● What to produce
Go through the material and write it all out exactly, minus the pictures.

● Material
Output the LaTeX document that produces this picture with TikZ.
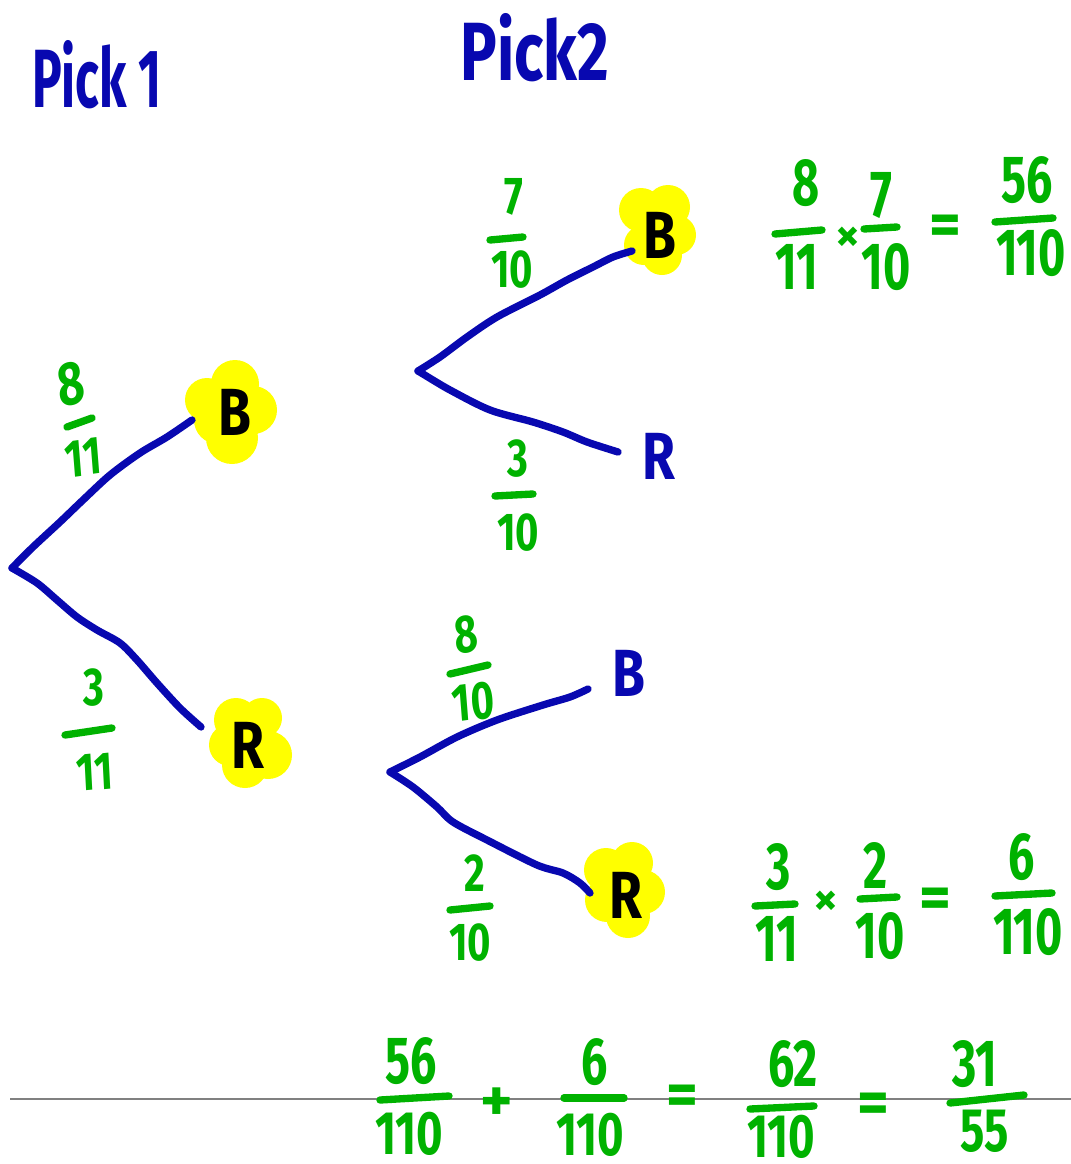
\documentclass[tikz,border=0pt]{standalone}
\usepackage{fontspec}
\setmainfont{Fira Sans}
\definecolor{penblue}{RGB}{8,8,176}
\definecolor{pengreen}{RGB}{0,178,0}
\definecolor{hilite}{RGB}{255,255,0}
\definecolor{rulegray}{RGB}{128,128,128}
\tikzset{
  branch/.style={draw=penblue, line width=5.5pt, line cap=round, line join=round},
  fbar/.style={draw=pengreen, line width=5.5pt, line cap=round},
  picklbl/.style={text=penblue, font=\fontsize{62}{62}\selectfont\bfseries, inner sep=0pt},
  leaf/.style={font=\fontsize{50}{50}\selectfont\bfseries, inner sep=0pt, xscale=0.8},
  tdig/.style={text=pengreen, font=\fontsize{40}{40}\selectfont\bfseries, inner sep=0pt, xscale=0.75},
  bdig/.style={text=pengreen, font=\fontsize{50}{50}\selectfont\bfseries, inner sep=0pt, xscale=0.7},
  bdigsm/.style={text=pengreen, font=\fontsize{46}{46}\selectfont\bfseries, inner sep=0pt, xscale=0.74},
  opsym/.style={text=pengreen, font=\fontsize{46}{46}\selectfont\bfseries, inner sep=0pt},
  timessym/.style={text=pengreen, font=\fontsize{36}{36}\selectfont\bfseries, inner sep=0pt},
  blob/.style={fill=hilite, draw=none},
}
\begin{document}
\begin{tikzpicture}[x=0.75pt,y=-0.75pt]
\useasboundingbox (0,0) rectangle (1071,1164);

% headings
\node[picklbl, xscale=0.6] (pickone) at (97,75) {Pick 1};
\node[picklbl, xscale=0.74] (picktwo) at (535,48) {Pick2};

% yellow highlights
\foreach \cx/\cy/\r in {207/400/22, 235/384/24, 253/410/24, 232/438/26, 218/420/24, 240/412/28}
  \fill[blob] (\cx,\cy) circle[radius=\r*0.75pt];
\foreach \cx/\cy/\r in {236/720/22, 262/718/20, 268/755/24, 245/765/23, 230/745/21, 250/742/28}
  \fill[blob] (\cx,\cy) circle[radius=\r*0.75pt];
\foreach \cx/\cy/\r in {641/210/22, 668/207/22, 676/235/20, 662/255/20, 644/245/20, 658/230/26}
  \fill[blob] (\cx,\cy) circle[radius=\r*0.75pt];
\foreach \cx/\cy/\r in {606/870/22, 632/863/21, 643/892/22, 628/916/22, 607/900/22, 624/890/27}
  \fill[blob] (\cx,\cy) circle[radius=\r*0.75pt];

% tree points
\coordinate (root) at (12,568);
\coordinate (endBone) at (192,420);
\coordinate (endRone) at (201,727);
\coordinate (forkT) at (418,371);
\coordinate (endBtwo) at (632,251);
\coordinate (endRtop) at (618,452);
\coordinate (forkB) at (390,772);
\coordinate (endBbot) at (588,689);
\coordinate (endRtwo) at (590,893);

% branches
\draw[branch] plot[smooth, tension=0.5] coordinates {(root) (33,547) (60,522) (83,500) (110,475) (140,453) (167,437) (endBone)};
\draw[branch] plot[smooth, tension=0.5] coordinates {(root) (37,583) (57,600) (77,617) (97,630) (120,643) (137,660) (157,683) (180,708) (endRone)};
\draw[branch] plot[smooth, tension=0.5] coordinates {(forkT) (440,357) (467,337) (497,317) (540,295) (567,280) (593,267) (613,257) (endBtwo)};
\draw[branch] plot[smooth, tension=0.5] coordinates {(forkT) (423,374) (450,390) (490,410) (533,422) (563,432) (587,442) (endRtop)};
\draw[branch] plot[smooth, tension=0.5] coordinates {(forkB) (420,757) (457,737) (497,720) (543,705) (570,697) (endBbot)};
\draw[branch] plot[smooth, tension=0.5] coordinates {(forkB) (413,787) (437,807) (453,822) (487,840) (537,865) (563,873) (580,883) (endRtwo)};

% leaf letters
\node[leaf, text=black] (Bone) at (235,412) {B};
\node[leaf, text=black] (Rone) at (248,745) {R};
\node[leaf, text=black] (Btwo) at (660,235) {B};
\node[leaf, text=penblue] (Rtop) at (659,456) {R};
\node[leaf, text=penblue] (Bbot) at (629,673) {B};
\node[leaf, text=black] (Rtwo) at (626,895) {R};

% tree fractions
\node[tdig, font=\fontsize{46}{46}\selectfont\bfseries, rotate=10] (pBn) at (71,384) {8};
\draw[fbar] (67,427) -- (92,418);
\node[tdig, rotate=6] (pBd) at (83,458) {11};

\node[tdig] (pRn) at (94,688) {3};
\draw[fbar] (65,735) -- (112,728);
\node[tdig, rotate=4] (pRd) at (95,772) {11};

\node[tdig] (qBBn) at (514,197) {7};
\draw[fbar] (490,240) -- (523,237);
\node[tdig] (qBBd) at (512,270) {10};

\node[tdig] (qBRn) at (518,459) {3};
\draw[fbar] (495,496) -- (533,494);
\node[tdig] (qBRd) at (518,533) {10};

\node[tdig, rotate=8] (qRBn) at (466,635) {8};
\draw[fbar] (450,674) -- (488,665);
\node[tdig, rotate=6] (qRBd) at (473,702) {10};

\node[tdig] (qRRn) at (475,873) {2};
\draw[fbar] (450,910) -- (490,906);
\node[tdig] (qRRd) at (470,943) {10};

% right: top product
\node[bdig] (aone) at (806,183) {8};
\draw[fbar] (775,234) -- (822,230);
\node[bdig] (atwo) at (797,267) {11};
\node[timessym] (atimes) at (848,239) {×};
\node[bdig] (athree) at (881,195) {7};
\draw[fbar] (864,229) -- (897,227);
\node[bdig] (afour) at (886,267) {10};
\node[opsym] (aeq) at (945,230) {=};
\node[bdig] (afive) at (1027,180) {56};
\draw[fbar] (995,222) -- (1053,218);
\node[bdig] (asix) at (1031,253) {110};

% right: bottom product
\node[bdig] (bone) at (779,867) {3};
\draw[fbar] (755,906) -- (795,904);
\node[bdig] (btwo) at (777,939) {11};
\node[timessym] (btimes) at (826,903) {×};
\node[bdig] (bthree) at (876,865) {2};
\draw[fbar] (860,899) -- (897,897);
\node[bdig] (bfour) at (880,936) {10};
\node[opsym] (beq) at (935,903) {=};
\node[bdig] (bfive) at (1022,857) {6};
\draw[fbar] (995,896) -- (1052,893);
\node[bdig] (bsix) at (1028,932) {110};

% bottom rule
\draw[rulegray, line width=1.5pt] (10,1099) -- (1071,1099);

% bottom sum
\node[bdig] (cone) at (411,1061) {56};
\draw[fbar] (380,1100) -- (449,1096);
\node[bdigsm] (ctwo) at (409,1134) {110};
\node[opsym] (cplus) at (497,1105) {+};
\node[bdig] (cthree) at (595,1062) {6};
\draw[fbar] (564,1098) -- (624,1098);
\node[bdigsm] (cfour) at (590,1135) {110};
\node[opsym] (ceq) at (682,1100) {=};
\node[bdig] (cfive) at (793,1064) {62};
\draw[fbar] (750,1109) -- (814,1106);
\node[bdigsm] (csix) at (781,1137) {110};
\node[opsym] (ceqtwo) at (873,1108) {=};
\node[bdig] (cseven) at (975,1064) {31};
\draw[fbar] (950,1103) -- (1024,1095);
\node[bdigsm] (ceight) at (985,1131) {55};
\end{tikzpicture}
\end{document}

● Completed exercise
Output the LaTeX document that produces this picture with TikZ.
\documentclass[tikz,border=0pt]{standalone}
\usepackage{fontspec}
\setmainfont{Fira Sans}
\definecolor{penblue}{RGB}{8,8,176}
\definecolor{pengreen}{RGB}{0,178,0}
\definecolor{hilite}{RGB}{255,255,0}
\definecolor{rulegray}{RGB}{128,128,128}
\tikzset{
  branch/.style={draw=penblue, line width=5.5pt, line cap=round, line join=round},
  fbar/.style={draw=pengreen, line width=5.5pt, line cap=round},
  picklbl/.style={text=penblue, font=\fontsize{62}{62}\selectfont\bfseries, inner sep=0pt},
  leaf/.style={font=\fontsize{50}{50}\selectfont\bfseries, inner sep=0pt, xscale=0.8},
  tdig/.style={text=pengreen, font=\fontsize{40}{40}\selectfont\bfseries, inner sep=0pt, xscale=0.75},
  bdig/.style={text=pengreen, font=\fontsize{50}{50}\selectfont\bfseries, inner sep=0pt, xscale=0.7},
  bdigsm/.style={text=pengreen, font=\fontsize{46}{46}\selectfont\bfseries, inner sep=0pt, xscale=0.74},
  opsym/.style={text=pengreen, font=\fontsize{46}{46}\selectfont\bfseries, inner sep=0pt},
  timessym/.style={text=pengreen, font=\fontsize{36}{36}\selectfont\bfseries, inner sep=0pt},
  blob/.style={fill=hilite, draw=none},
}
\begin{document}
\begin{tikzpicture}[x=0.75pt,y=-0.75pt]
\useasboundingbox (0,0) rectangle (1071,1164);

% headings
\node[picklbl, xscale=0.6] (pickone) at (97,75) {Pick 1};
\node[picklbl, xscale=0.74] (picktwo) at (535,48) {Pick2};

% yellow highlights
\foreach \cx/\cy/\r in {207/400/22, 235/384/24, 253/410/24, 232/438/26, 218/420/24, 240/412/28}
  \fill[blob] (\cx,\cy) circle[radius=\r*0.75pt];
\foreach \cx/\cy/\r in {236/720/22, 262/718/20, 268/755/24, 245/765/23, 230/745/21, 250/742/28}
  \fill[blob] (\cx,\cy) circle[radius=\r*0.75pt];
\foreach \cx/\cy/\r in {641/210/22, 668/207/22, 676/235/20, 662/255/20, 644/245/20, 658/230/26}
  \fill[blob] (\cx,\cy) circle[radius=\r*0.75pt];
\foreach \cx/\cy/\r in {606/870/22, 632/863/21, 643/892/22, 628/916/22, 607/900/22, 624/890/27}
  \fill[blob] (\cx,\cy) circle[radius=\r*0.75pt];

% tree points
\coordinate (root) at (12,568);
\coordinate (endBone) at (192,420);
\coordinate (endRone) at (201,727);
\coordinate (forkT) at (418,371);
\coordinate (endBtwo) at (632,251);
\coordinate (endRtop) at (618,452);
\coordinate (forkB) at (390,772);
\coordinate (endBbot) at (588,689);
\coordinate (endRtwo) at (590,893);

% branches
\draw[branch] plot[smooth, tension=0.5] coordinates {(root) (33,547) (60,522) (83,500) (110,475) (140,453) (167,437) (endBone)};
\draw[branch] plot[smooth, tension=0.5] coordinates {(root) (37,583) (57,600) (77,617) (97,630) (120,643) (137,660) (157,683) (180,708) (endRone)};
\draw[branch] plot[smooth, tension=0.5] coordinates {(forkT) (440,357) (467,337) (497,317) (540,295) (567,280) (593,267) (613,257) (endBtwo)};
\draw[branch] plot[smooth, tension=0.5] coordinates {(forkT) (423,374) (450,390) (490,410) (533,422) (563,432) (587,442) (endRtop)};
\draw[branch] plot[smooth, tension=0.5] coordinates {(forkB) (420,757) (457,737) (497,720) (543,705) (570,697) (endBbot)};
\draw[branch] plot[smooth, tension=0.5] coordinates {(forkB) (413,787) (437,807) (453,822) (487,840) (537,865) (563,873) (580,883) (endRtwo)};

% leaf letters
\node[leaf, text=black] (Bone) at (235,412) {B};
\node[leaf, text=black] (Rone) at (248,745) {R};
\node[leaf, text=black] (Btwo) at (660,235) {B};
\node[leaf, text=penblue] (Rtop) at (659,456) {R};
\node[leaf, text=penblue] (Bbot) at (629,673) {B};
\node[leaf, text=black] (Rtwo) at (626,895) {R};

% tree fractions
\node[tdig, font=\fontsize{46}{46}\selectfont\bfseries, rotate=10] (pBn) at (71,384) {8};
\draw[fbar] (67,427) -- (92,418);
\node[tdig, rotate=6] (pBd) at (83,458) {11};

\node[tdig] (pRn) at (94,688) {3};
\draw[fbar] (65,735) -- (112,728);
\node[tdig, rotate=4] (pRd) at (95,772) {11};

\node[tdig] (qBBn) at (514,197) {7};
\draw[fbar] (490,240) -- (523,237);
\node[tdig] (qBBd) at (512,270) {10};

\node[tdig] (qBRn) at (518,459) {3};
\draw[fbar] (495,496) -- (533,494);
\node[tdig] (qBRd) at (518,533) {10};

\node[tdig, rotate=8] (qRBn) at (466,635) {8};
\draw[fbar] (450,674) -- (488,665);
\node[tdig, rotate=6] (qRBd) at (473,702) {10};

\node[tdig] (qRRn) at (475,873) {2};
\draw[fbar] (450,910) -- (490,906);
\node[tdig] (qRRd) at (470,943) {10};

% right: top product
\node[bdig] (aone) at (806,183) {8};
\draw[fbar] (775,234) -- (822,230);
\node[bdig] (atwo) at (797,267) {11};
\node[timessym] (atimes) at (848,239) {×};
\node[bdig] (athree) at (881,195) {7};
\draw[fbar] (864,229) -- (897,227);
\node[bdig] (afour) at (886,267) {10};
\node[opsym] (aeq) at (945,230) {=};
\node[bdig] (afive) at (1027,180) {56};
\draw[fbar] (995,222) -- (1053,218);
\node[bdig] (asix) at (1031,253) {110};

% right: bottom product
\node[bdig] (bone) at (779,867) {3};
\draw[fbar] (755,906) -- (795,904);
\node[bdig] (btwo) at (777,939) {11};
\node[timessym] (btimes) at (826,903) {×};
\node[bdig] (bthree) at (876,865) {2};
\draw[fbar] (860,899) -- (897,897);
\node[bdig] (bfour) at (880,936) {10};
\node[opsym] (beq) at (935,903) {=};
\node[bdig] (bfive) at (1022,857) {6};
\draw[fbar] (995,896) -- (1052,893);
\node[bdig] (bsix) at (1028,932) {110};

% bottom rule
\draw[rulegray, line width=1.5pt] (10,1099) -- (1071,1099);

% bottom sum
\node[bdig] (cone) at (411,1061) {56};
\draw[fbar] (380,1100) -- (449,1096);
\node[bdigsm] (ctwo) at (409,1134) {110};
\node[opsym] (cplus) at (497,1105) {+};
\node[bdig] (cthree) at (595,1062) {6};
\draw[fbar] (564,1098) -- (624,1098);
\node[bdigsm] (cfour) at (590,1135) {110};
\node[opsym] (ceq) at (682,1100) {=};
\node[bdig] (cfive) at (793,1064) {62};
\draw[fbar] (750,1109) -- (814,1106);
\node[bdigsm] (csix) at (781,1137) {110};
\node[opsym] (ceqtwo) at (873,1108) {=};
\node[bdig] (cseven) at (975,1064) {31};
\draw[fbar] (950,1103) -- (1024,1095);
\node[bdigsm] (ceight) at (985,1131) {55};
\end{tikzpicture}
\end{document}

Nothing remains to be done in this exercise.